Last Tuesday morning, Catardo Gómez stepped from the United States into Mexico, looked around briefly in confusion, and was immediately swarmed by microphones and cameras.

He’d made history simply by walking onto the other side of El Chaparral, a pedestrian border crossing connecting San Diego with Tijuana. Gómez was the first migrant sent back under a new Trump administration program, called the Migrant Protection Protocol, which requires asylum seekers to wait out their cases in Mexico instead of the U.S.

“I’m going straight to the place where I’m staying,” Gómez told the scrum of reporters before being hustled into a van by Mexican immigration agents. “I’m tired.”

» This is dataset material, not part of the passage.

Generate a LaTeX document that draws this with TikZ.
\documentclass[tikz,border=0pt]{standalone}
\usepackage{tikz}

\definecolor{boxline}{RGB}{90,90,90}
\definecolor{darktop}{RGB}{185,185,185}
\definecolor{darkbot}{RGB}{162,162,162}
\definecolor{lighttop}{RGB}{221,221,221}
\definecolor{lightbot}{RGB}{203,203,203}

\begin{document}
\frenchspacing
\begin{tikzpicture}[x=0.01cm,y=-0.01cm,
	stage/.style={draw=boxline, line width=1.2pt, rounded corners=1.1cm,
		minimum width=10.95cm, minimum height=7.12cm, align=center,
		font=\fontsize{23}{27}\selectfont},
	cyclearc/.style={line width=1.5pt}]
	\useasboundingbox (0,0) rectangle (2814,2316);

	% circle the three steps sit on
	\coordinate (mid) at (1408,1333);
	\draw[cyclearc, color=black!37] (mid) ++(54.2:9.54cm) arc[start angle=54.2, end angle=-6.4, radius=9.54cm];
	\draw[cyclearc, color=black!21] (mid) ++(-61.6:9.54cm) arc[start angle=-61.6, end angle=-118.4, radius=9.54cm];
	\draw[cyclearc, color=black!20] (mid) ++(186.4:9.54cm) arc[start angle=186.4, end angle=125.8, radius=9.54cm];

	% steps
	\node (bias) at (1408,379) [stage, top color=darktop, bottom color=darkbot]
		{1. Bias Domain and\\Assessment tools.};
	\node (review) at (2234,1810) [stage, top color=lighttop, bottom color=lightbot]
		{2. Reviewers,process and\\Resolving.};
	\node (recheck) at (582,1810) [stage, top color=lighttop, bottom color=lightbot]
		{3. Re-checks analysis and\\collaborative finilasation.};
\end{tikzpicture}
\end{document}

Soon, more migrants from Central America like Gómez will be forced to make the trek back over the border as they wait for their asylum cases, which the US is required by domestic and international law to hear in full before it deports asylum seekers back to their home countries. If the program is fully implemented, the implications could be massive.

Most asylum seekers who enter the U.S. through the southern border, either by presenting themselves at a port of entry or crossing illegally and surrendering to Border Patrol agents, wait in the United States while their asylum cases proceed through the severely backlogged immigration court system, which can take months or years.

But now, a growing number will be forced to wait out the process in Mexican border cities, which are often beset by the same problems of violence and poverty that migrants fled in the first place. Some are likely to give up and return home as a result, and both supporters and critics of the program say such a deterrent effect is part of its design.